Nathan MacKinnon Colorado Avalanche Sidney Crosby Pittsburgh Penguins
Sidney Crosby’s success on face-offs has improved markedly since his rookie season (Photo by Joe Sargent/NHLI via Getty Images)

Crosby has a relentless, uncompromising drive to become a better player; after winning just 45.5 percent of his face-offs as a rookie, he bumped that up to 49.8 percent in his second season and has won more than 50 percent in all but one season since then. He also has that same desire to win that fueled Gretzky, a four-time Cup winner with the Edmonton Oilers.

In 2010, Crosby scored the overtime goal to win Canada the gold medal at the 2010 Winter Olympics in Vancouver. He suffered from serious post-concussion issues from 2010-13 before bouncing back to win another scoring title in 2013-14. In 2016, he helped Team Canada win gold in the World Cup of Hockey and was crucial to the Penguins Cup victories in 2016 and 2017, winning the Conn Smythe Trophy as playoff MVP each time.

The boy who talked to the media so effortlessly in a hotel ballroom in the summer of 2005 is a man now, a first-ballot Hockey Hall of Famer and arguably the greatest player of the 21st century so far. His 1,276 points (468 goals, 808 assists) rank 37th all-time. Sure, he’ll never get close to Gretzky’s career numbers, at least partly because the game has changed considerably since No. 99’s heyday. Yet, Hockey Reference’s adjusted points rank Crosby 16th all-time with 1,465; Gretzky is No. 1 at 2,463 (nearly 400 below his actual career total of 2,857).

But Crosby has the kind of 200-foot game that was rarely seen among the top offensive players in Gretzky’s era; he’s as likely to win a key face-off or break up a potential scoring play in his own zone as he is to figure in a goal. The Penguins’ new general manager Ron Hextall put it best when he referred to Crosby as “a blue-collar superstar.”

From ‘Sid the Kid’ to Role Model

In his career, Crosby has gone from a kid following in the footsteps of immortals like Gretzky to becoming a player who young stars want to emulate. Connor McDavid of the Oilers, who matched Crosby on Wednesday by reaching the 500-point mark in his 369th NHL game, said there’s still a lot he can learn from Sid when it comes to drive and work ethic.

“He’s been so successful in this league and done everything I want to do,” McDavid said of Crosby. “He’s a great guy to follow. He’s done everything he set his mind to. He wanted to get better on face-offs and he did that. He wanted to score more goals and he did that. He’s solid defensively. I think there’s definitely lots of lessons from his game — because his game has kind of changed over the years. He does whatever it takes to be successful.”

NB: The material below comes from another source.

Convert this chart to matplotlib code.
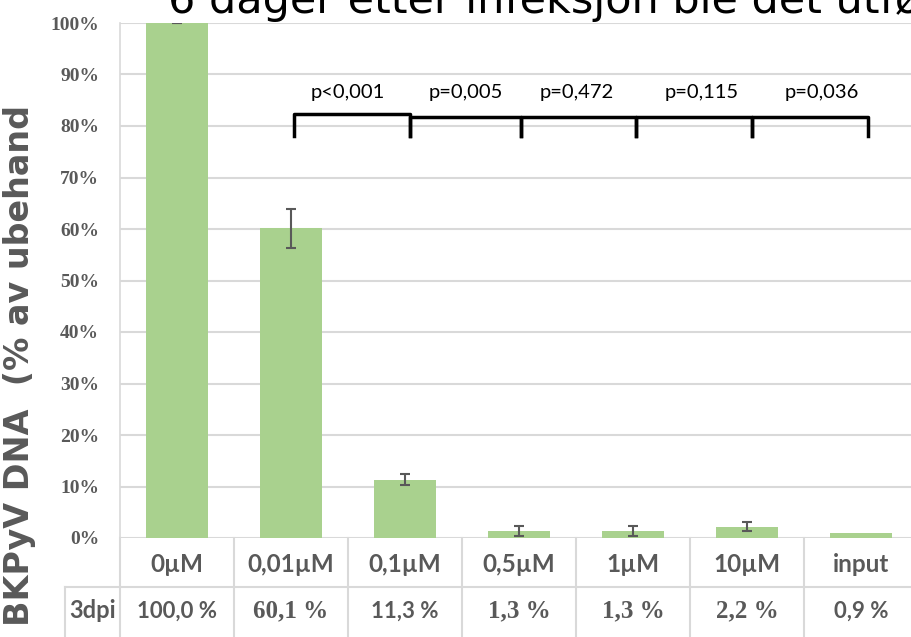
import matplotlib
matplotlib.use("Agg")
import matplotlib.pyplot as plt
from matplotlib.lines import Line2D
import numpy as np

# ---- data ----
categories = ["0\u00b5M", "0,01\u00b5M", "0,1\u00b5M", "0,5\u00b5M", "1\u00b5M", "10\u00b5M", "input"]
values = [100.0, 60.1, 11.3, 1.3, 1.3, 2.2, 0.9]
errors = [0.05, 3.8, 1.05, 1.0, 1.0, 0.85, 0.0]
table_row_label = "3dpi"
table_values = ["100,0 %", "60,1 %", "11,3 %", "1,3 %", "1,3 %", "2,2 %", "0,9 %"]
table_fonts = ["Lato", "Liberation Serif", "Lato", "Liberation Serif", "Liberation Serif", "Liberation Serif", "Lato"]
p_labels = ["p<0,001", "p=0,005", "p=0,472", "p=0,115", "p=0,036"]
bracket_x = [1.03, 2.04, 3.02, 4.03, 5.04, 6.06]
bracket_top = [82.3, 81.7, 81.7, 81.7, 81.7]
bracket_bottom = 78.0
p_text_x = [1.50, 2.53, 3.51, 4.60, 5.66]
p_text_y = 86.6
yticks = list(range(0, 101, 10))
title = "6 dager etter infeksjon ble det utført"
ylabel = "BKPyV DNA  (% av ubehand"

W, H = 911, 637
GRAY = "#595959"
GRID = "#D9D9D9"
BAR = "#A9D18E"

fig = plt.figure(figsize=(W / 100, H / 100), dpi=100)
ax = fig.add_axes([120 / W, 99 / H, 798 / W, 515 / H])
x = np.arange(len(categories))
ax.bar(x, values, width=0.55, color=BAR, zorder=3)
ex = [i for i, e in enumerate(errors) if e > 0]
ax.errorbar([x[i] for i in ex], [values[i] for i in ex], yerr=[errors[i] for i in ex],
            fmt="none", ecolor=GRAY, elinewidth=1.5, capsize=3.3, capthick=1.5, zorder=4)
ax.set_xlim(-0.5, len(categories) - 0.5)
ax.set_ylim(0, 100)
ax.set_yticks(yticks)
ax.set_yticklabels([f"{t}%" for t in yticks], fontfamily="Liberation Serif",
                   fontweight="bold", fontsize=14, color=GRAY)
ax.tick_params(axis="y", length=0, pad=15)
ax.set_xticks([])
ax.grid(axis="y", color=GRID, linewidth=1.5, zorder=0)
for s in ["top", "right", "bottom"]:
    ax.spines[s].set_visible(False)
ax.spines["left"].set_color(GRID)
ax.spines["left"].set_linewidth(1.2)

# brackets with p-values
for i in range(len(p_labels)):
    xa, xb = bracket_x[i], bracket_x[i + 1]
    t = bracket_top[i]
    ax.plot([xa, xa, xb, xb], [bracket_bottom, t, t, bracket_bottom], color="black",
            linewidth=2.5, solid_joinstyle="round", zorder=5, clip_on=False)
    ax.text(p_text_x[i], p_text_y, p_labels[i], ha="center", va="center",
            fontfamily="Lato", fontsize=14.5, color="black")

# table below the axis
tax = fig.add_axes([120 / W, 0, 798 / W, 99 / H])
tax.set_xlim(-0.5, len(categories) - 0.5)
tax.set_ylim(0, 99)
tax.axis("off")
hdr_left = -0.5 - 55 / 114
for k in range(len(categories) + 1):
    tax.add_line(Line2D([k - 0.5, k - 0.5], [0, 99], color=GRID, lw=1.5, clip_on=False))
tax.add_line(Line2D([hdr_left, len(categories) - 0.5], [50, 50], color=GRID, lw=1.5, clip_on=False))
tax.add_line(Line2D([hdr_left, hdr_left], [0, 50], color=GRID, lw=1.5, clip_on=False))
for i, c in enumerate(categories):
    tax.text(i, 73, c, ha="center", va="center", fontfamily="Lato", fontweight="bold",
             fontsize=17.5, color=GRAY)
    fs = 16 if table_fonts[i] == "Lato" else 18
    tax.text(i, 26, table_values[i], ha="center", va="center", fontfamily=table_fonts[i],
             fontweight="bold", fontsize=fs, color=GRAY)
tax.text((hdr_left - 0.5) / 2, 26, table_row_label, ha="center", va="center",
         fontfamily="Lato", fontweight="bold", fontsize=17, color=GRAY, clip_on=False)

# y label and title
fig.text(20 / W, 1 - 366 / H, ylabel, rotation=90, ha="center", va="center",
         fontfamily="DejaVu Sans", fontweight="bold", fontsize=24, color=GRAY)
fig.text(168 / W, 1 - 13 / H, title, ha="left", va="baseline",
         fontfamily="DejaVu Sans", fontsize=31, color="black")

fig.savefig("out.png", dpi=100)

Sidney Crosby, Connor McDavid
Connor McDavid says there’s a lot he can learn from Sidney Crosby. (THE CANADIAN PRESS/AP/Gene J. Puskar)

The one thing Crosby has that McDavid wants is a Stanley Cup ring.

“Obviously (he’s) a guy that I grew up watching,” McDavid said. “He’s got a couple other things I’m trying to do with all of his Cups and all that stuff. Obviously that stuff is more important.”

There may or may not be another championship in Crosby’s future; he and longtime teammates Kris Letang and Evgeni Malkin are all on the far side of 30. But as Crosby puts his 1,000th game in the rearview mirror, there’s no doubting his place among hockey’s all-time greats, or that he’s more than lived up to every expectation heaped upon him in that Ottawa hotel ballroom 16 years ago.